* _Data block_

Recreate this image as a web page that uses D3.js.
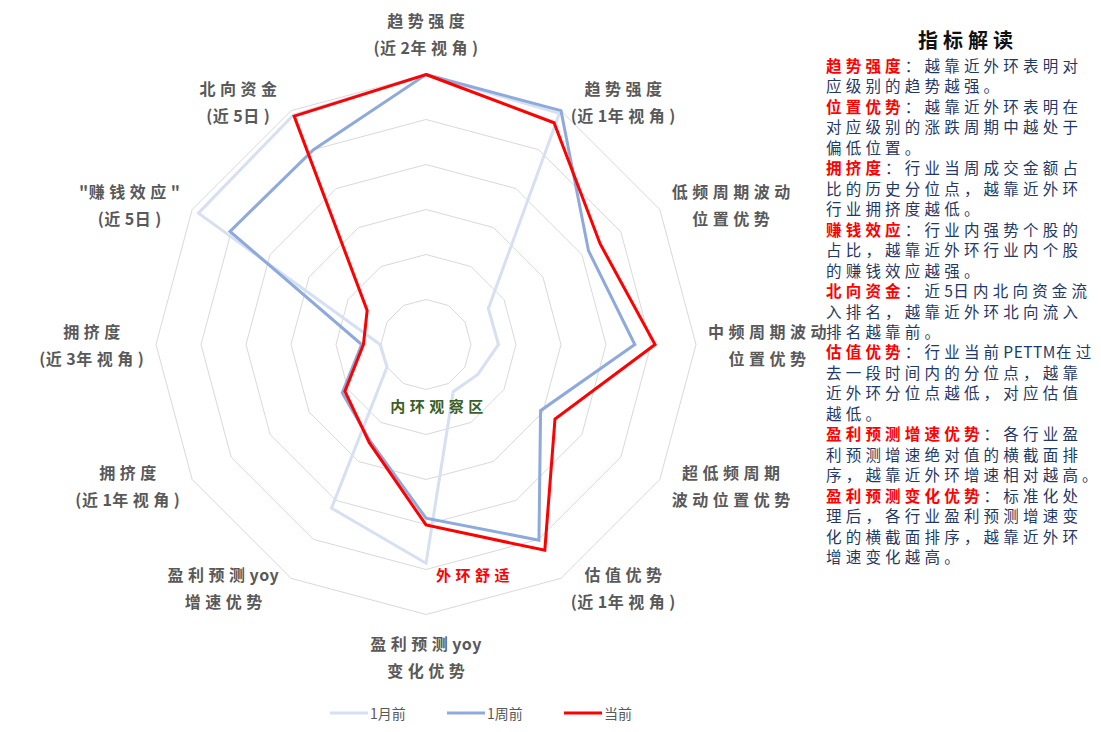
<!DOCTYPE html>
<html><head><meta charset="utf-8">
<script src="https://cdn.jsdelivr.net/npm/d3@7"></script>
<style>
html,body{margin:0;padding:0;background:#fff;}
svg{display:block;}
</style>
</head><body>
<svg id="chart" width="1101" height="732"></svg>
<script>
// ---------- DATA ----------
const categories = [
  ["趋势强度", "(近2年视角)"],
  ["趋势强度", "(近1年视角)"],
  ["低频周期波动", "位置优势"],
  ["中频周期波动", "位置优势"],
  ["超低频周期", "波动位置优势"],
  ["估值优势", "(近1年视角)"],
  ["盈利预测yoy", "变化优势"],
  ["盈利预测yoy", "增速优势"],
  ["拥挤度", "(近1年视角)"],
  ["拥挤度", "(近3年视角)"],
  ["\"赚钱效应\"", "(近5日)"],
  ["北向资金", "(近5日)"]
];
const seriesNames = ["1月前", "1周前", "当前"];
const monthAgo = [60, 59.3, 16.0, 16.1, 13.3, 12.1, 48.6, 42.0, 10.0, 10.2, 58.4, 58.9];
const weekAgo  = [60, 60.0, 41.7, 46.4, 29.4, 50.2, 38.6, 24.8, 21.5, 14.3, 50.3, 50.0];
const current  = [60, 56.9, 44.7, 50.9, 33.1, 52.8, 40.1, 25.2, 20.8, 13.9, 15.1, 58.6];
const ringTicks = [10, 20, 30, 40, 50, 60];
const scaleMax = 60;
const innerLabel = "内环观察区";
const outerLabel = "外环舒适";
const panelTitle = "指标解读";
const panelLines = [
  ["趋势强度", "：越靠近外环表明对"],
  ["", "应级别的趋势越强。"],
  ["位置优势", "：越靠近外环表明在"],
  ["", "对应级别的涨跌周期中越处于"],
  ["", "偏低位置。"],
  ["拥挤度", "：行业当周成交金额占"],
  ["", "比的历史分位点，越靠近外环"],
  ["", "行业拥挤度越低。"],
  ["赚钱效应", "：行业内强势个股的"],
  ["", "占比，越靠近外环行业内个股"],
  ["", "的赚钱效应越强。"],
  ["北向资金", "：近5日内北向资金流"],
  ["", "入排名，越靠近外环北向流入"],
  ["", "排名越靠前。"],
  ["估值优势", "：行业当前PETTM在过"],
  ["", "去一段时间内的分位点，越靠"],
  ["", "近外环分位点越低，对应估值"],
  ["", "越低。"],
  ["盈利预测增速优势", "：各行业盈"],
  ["", "利预测增速绝对值的横截面排"],
  ["", "序，越靠近外环增速相对越高。"],
  ["盈利预测变化优势", "：标准化处"],
  ["", "理后，各行业盈利预测增速变"],
  ["", "化的横截面排序，越靠近外环"],
  ["", "增速变化越高。"]
];

// ---------- STYLE ----------
const colors = ["#D6E0F2", "#8EA9DB", "#FF0000"];
const cx = 426, cy = 344.5, R = 270;
const svg = d3.select("#chart");
const font = "'Noto Sans CJK SC','Noto Sans',sans-serif";

// split string into runs of wide (CJK) vs narrow chars; spacing only on wide ones
function addRuns(textSel, str, spacing, attrs) {
  const runs = [];
  for (const ch of str) {
    const wide = ch.charCodeAt(0) > 0x2E80;
    if (runs.length && runs[runs.length - 1].wide === wide) runs[runs.length - 1].s += ch;
    else runs.push({ wide, s: ch });
  }
  runs.forEach(run => {
    const ts = textSel.append("tspan").text(run.s).attr("letter-spacing", run.wide ? spacing : 0.5);
    if (attrs) Object.entries(attrs).forEach(([k, v]) => ts.attr(k, v));
  });
  return textSel;
}

const r = d3.scaleLinear().domain([0, scaleMax]).range([0, R]);
const n = categories.length;
const angle = d3.scaleLinear().domain([0, n]).range([0, 2 * Math.PI]);

const g = svg.append("g").attr("transform", `translate(${cx},${cy})`);

// grid rings
const ringLine = d3.lineRadial().angle((d, i) => angle(i)).radius(d => r(d)).curve(d3.curveLinearClosed);
g.selectAll(".ring").data(ringTicks).enter().append("path")
  .attr("d", t => ringLine(d3.range(n).map(() => t)))
  .attr("fill", "none").attr("stroke", "#D9D9D9").attr("stroke-width", 1);

// series
const allSeries = [monthAgo, weekAgo, current];
const valLine = d3.lineRadial().angle((d, i) => angle(i)).radius(d => r(d)).curve(d3.curveLinearClosed);
g.selectAll(".series").data(allSeries).enter().append("path")
  .attr("d", d => valLine(d))
  .attr("fill", "none")
  .attr("stroke", (d, i) => colors[i])
  .attr("stroke-width", 3)
  .attr("stroke-linejoin", "miter");

// axis labels
const ls = 4.5, lfs = 16, lh = 27;
categories.forEach((lines, i) => {
  const a = angle(i);
  const vx = cx + R * Math.sin(a), vy = cy - R * Math.cos(a);
  const t = svg.append("g");
  const texts = lines.map(s => addRuns(t.append("text")
    .attr("font-family", font).attr("font-size", lfs).attr("font-weight", 700)
    .attr("fill", "#595959")
    .attr("text-anchor", "middle").attr("dominant-baseline", "central"), s, ls));
  const w = d3.max(texts, tx => tx.node().getComputedTextLength()) - ls;
  const s = Math.sin(a), c = Math.cos(a);
  let bx, by;
  if (Math.abs(s) < 0.01) {
    bx = vx;
    by = c > 0 ? vy - 14 - lh * lines.length / 2 : vy + 15 + lh * lines.length / 2;
  } else if (s > 0) {
    bx = vx + 12 + w / 2;
    by = vy - 11 * c;
  } else {
    bx = vx - 14 - w / 2;
    by = vy - 11 * c;
  }
  texts.forEach((tx, k) => {
    const endsWide = lines[k].slice(-1).charCodeAt(0) > 0x2E80;
    tx.attr("x", bx + (endsWide ? ls / 2 : 0)).attr("y", by + (k - (lines.length - 1) / 2) * lh);
  });
});

// inner / outer notes
addRuns(svg.append("text").attr("x", cx + 13).attr("y", 405)
  .attr("font-family", font).attr("font-size", 15).attr("font-weight", 700)
  .attr("fill", "#3A5F2A").attr("text-anchor", "middle").attr("dominant-baseline", "central"), innerLabel, 4.5);
addRuns(svg.append("text").attr("x", 475).attr("y", 574)
  .attr("font-family", font).attr("font-size", 15).attr("font-weight", 700)
  .attr("fill", "#FF0000").attr("text-anchor", "middle").attr("dominant-baseline", "central"), outerLabel, 4.5);

// right panel
addRuns(svg.append("text").attr("x", 968).attr("y", 39)
  .attr("font-family", font).attr("font-size", 20).attr("font-weight", 700)
  .attr("fill", "#111").attr("text-anchor", "middle").attr("dominant-baseline", "central"), panelTitle, 5);
const pStep = (556 - 65) / (panelLines.length - 1);
panelLines.forEach((pl, i) => {
  const t = svg.append("text").attr("x", 826).attr("y", 65 + i * pStep)
    .attr("font-family", font).attr("font-size", 15.5)
    .attr("dominant-baseline", "central");
  if (pl[0]) addRuns(t, pl[0], 4.2, { fill: "#FF0000", "font-weight": 700 });
  addRuns(t, pl[1], 4.2, { fill: "#1F3864" });
});

// legend
const legX = [330, 447, 564];
seriesNames.forEach((name, i) => {
  svg.append("line").attr("x1", legX[i]).attr("x2", legX[i] + 38).attr("y1", 713).attr("y2", 713)
    .attr("stroke", colors[i]).attr("stroke-width", 3);
  svg.append("text").text(name).attr("x", legX[i] + 40).attr("y", 713)
    .attr("font-family", font).attr("font-size", 14).attr("fill", "#595959")
    .attr("dominant-baseline", "central");
});
</script>
</body></html>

* _Exercise_
Print the full listing exactly, dropping the pictures.

* _Worked answer_
Recreate this image as a web page that uses D3.js.
<!DOCTYPE html>
<html><head><meta charset="utf-8">
<script src="https://cdn.jsdelivr.net/npm/d3@7"></script>
<style>
html,body{margin:0;padding:0;background:#fff;}
svg{display:block;}
</style>
</head><body>
<svg id="chart" width="1101" height="732"></svg>
<script>
// ---------- DATA ----------
const categories = [
  ["趋势强度", "(近2年视角)"],
  ["趋势强度", "(近1年视角)"],
  ["低频周期波动", "位置优势"],
  ["中频周期波动", "位置优势"],
  ["超低频周期", "波动位置优势"],
  ["估值优势", "(近1年视角)"],
  ["盈利预测yoy", "变化优势"],
  ["盈利预测yoy", "增速优势"],
  ["拥挤度", "(近1年视角)"],
  ["拥挤度", "(近3年视角)"],
  ["\"赚钱效应\"", "(近5日)"],
  ["北向资金", "(近5日)"]
];
const seriesNames = ["1月前", "1周前", "当前"];
const monthAgo = [60, 59.3, 16.0, 16.1, 13.3, 12.1, 48.6, 42.0, 10.0, 10.2, 58.4, 58.9];
const weekAgo  = [60, 60.0, 41.7, 46.4, 29.4, 50.2, 38.6, 24.8, 21.5, 14.3, 50.3, 50.0];
const current  = [60, 56.9, 44.7, 50.9, 33.1, 52.8, 40.1, 25.2, 20.8, 13.9, 15.1, 58.6];
const ringTicks = [10, 20, 30, 40, 50, 60];
const scaleMax = 60;
const innerLabel = "内环观察区";
const outerLabel = "外环舒适";
const panelTitle = "指标解读";
const panelLines = [
  ["趋势强度", "：越靠近外环表明对"],
  ["", "应级别的趋势越强。"],
  ["位置优势", "：越靠近外环表明在"],
  ["", "对应级别的涨跌周期中越处于"],
  ["", "偏低位置。"],
  ["拥挤度", "：行业当周成交金额占"],
  ["", "比的历史分位点，越靠近外环"],
  ["", "行业拥挤度越低。"],
  ["赚钱效应", "：行业内强势个股的"],
  ["", "占比，越靠近外环行业内个股"],
  ["", "的赚钱效应越强。"],
  ["北向资金", "：近5日内北向资金流"],
  ["", "入排名，越靠近外环北向流入"],
  ["", "排名越靠前。"],
  ["估值优势", "：行业当前PETTM在过"],
  ["", "去一段时间内的分位点，越靠"],
  ["", "近外环分位点越低，对应估值"],
  ["", "越低。"],
  ["盈利预测增速优势", "：各行业盈"],
  ["", "利预测增速绝对值的横截面排"],
  ["", "序，越靠近外环增速相对越高。"],
  ["盈利预测变化优势", "：标准化处"],
  ["", "理后，各行业盈利预测增速变"],
  ["", "化的横截面排序，越靠近外环"],
  ["", "增速变化越高。"]
];

// ---------- STYLE ----------
const colors = ["#D6E0F2", "#8EA9DB", "#FF0000"];
const cx = 426, cy = 344.5, R = 270;
const svg = d3.select("#chart");
const font = "'Noto Sans CJK SC','Noto Sans',sans-serif";

// split string into runs of wide (CJK) vs narrow chars; spacing only on wide ones
function addRuns(textSel, str, spacing, attrs) {
  const runs = [];
  for (const ch of str) {
    const wide = ch.charCodeAt(0) > 0x2E80;
    if (runs.length && runs[runs.length - 1].wide === wide) runs[runs.length - 1].s += ch;
    else runs.push({ wide, s: ch });
  }
  runs.forEach(run => {
    const ts = textSel.append("tspan").text(run.s).attr("letter-spacing", run.wide ? spacing : 0.5);
    if (attrs) Object.entries(attrs).forEach(([k, v]) => ts.attr(k, v));
  });
  return textSel;
}

const r = d3.scaleLinear().domain([0, scaleMax]).range([0, R]);
const n = categories.length;
const angle = d3.scaleLinear().domain([0, n]).range([0, 2 * Math.PI]);

const g = svg.append("g").attr("transform", `translate(${cx},${cy})`);

// grid rings
const ringLine = d3.lineRadial().angle((d, i) => angle(i)).radius(d => r(d)).curve(d3.curveLinearClosed);
g.selectAll(".ring").data(ringTicks).enter().append("path")
  .attr("d", t => ringLine(d3.range(n).map(() => t)))
  .attr("fill", "none").attr("stroke", "#D9D9D9").attr("stroke-width", 1);

// series
const allSeries = [monthAgo, weekAgo, current];
const valLine = d3.lineRadial().angle((d, i) => angle(i)).radius(d => r(d)).curve(d3.curveLinearClosed);
g.selectAll(".series").data(allSeries).enter().append("path")
  .attr("d", d => valLine(d))
  .attr("fill", "none")
  .attr("stroke", (d, i) => colors[i])
  .attr("stroke-width", 3)
  .attr("stroke-linejoin", "miter");

// axis labels
const ls = 4.5, lfs = 16, lh = 27;
categories.forEach((lines, i) => {
  const a = angle(i);
  const vx = cx + R * Math.sin(a), vy = cy - R * Math.cos(a);
  const t = svg.append("g");
  const texts = lines.map(s => addRuns(t.append("text")
    .attr("font-family", font).attr("font-size", lfs).attr("font-weight", 700)
    .attr("fill", "#595959")
    .attr("text-anchor", "middle").attr("dominant-baseline", "central"), s, ls));
  const w = d3.max(texts, tx => tx.node().getComputedTextLength()) - ls;
  const s = Math.sin(a), c = Math.cos(a);
  let bx, by;
  if (Math.abs(s) < 0.01) {
    bx = vx;
    by = c > 0 ? vy - 14 - lh * lines.length / 2 : vy + 15 + lh * lines.length / 2;
  } else if (s > 0) {
    bx = vx + 12 + w / 2;
    by = vy - 11 * c;
  } else {
    bx = vx - 14 - w / 2;
    by = vy - 11 * c;
  }
  texts.forEach((tx, k) => {
    const endsWide = lines[k].slice(-1).charCodeAt(0) > 0x2E80;
    tx.attr("x", bx + (endsWide ? ls / 2 : 0)).attr("y", by + (k - (lines.length - 1) / 2) * lh);
  });
});

// inner / outer notes
addRuns(svg.append("text").attr("x", cx + 13).attr("y", 405)
  .attr("font-family", font).attr("font-size", 15).attr("font-weight", 700)
  .attr("fill", "#3A5F2A").attr("text-anchor", "middle").attr("dominant-baseline", "central"), innerLabel, 4.5);
addRuns(svg.append("text").attr("x", 475).attr("y", 574)
  .attr("font-family", font).attr("font-size", 15).attr("font-weight", 700)
  .attr("fill", "#FF0000").attr("text-anchor", "middle").attr("dominant-baseline", "central"), outerLabel, 4.5);

// right panel
addRuns(svg.append("text").attr("x", 968).attr("y", 39)
  .attr("font-family", font).attr("font-size", 20).attr("font-weight", 700)
  .attr("fill", "#111").attr("text-anchor", "middle").attr("dominant-baseline", "central"), panelTitle, 5);
const pStep = (556 - 65) / (panelLines.length - 1);
panelLines.forEach((pl, i) => {
  const t = svg.append("text").attr("x", 826).attr("y", 65 + i * pStep)
    .attr("font-family", font).attr("font-size", 15.5)
    .attr("dominant-baseline", "central");
  if (pl[0]) addRuns(t, pl[0], 4.2, { fill: "#FF0000", "font-weight": 700 });
  addRuns(t, pl[1], 4.2, { fill: "#1F3864" });
});

// legend
const legX = [330, 447, 564];
seriesNames.forEach((name, i) => {
  svg.append("line").attr("x1", legX[i]).attr("x2", legX[i] + 38).attr("y1", 713).attr("y2", 713)
    .attr("stroke", colors[i]).attr("stroke-width", 3);
  svg.append("text").text(name).attr("x", legX[i] + 40).attr("y", 713)
    .attr("font-family", font).attr("font-size", 14).attr("fill", "#595959")
    .attr("dominant-baseline", "central");
});
</script>
</body></html>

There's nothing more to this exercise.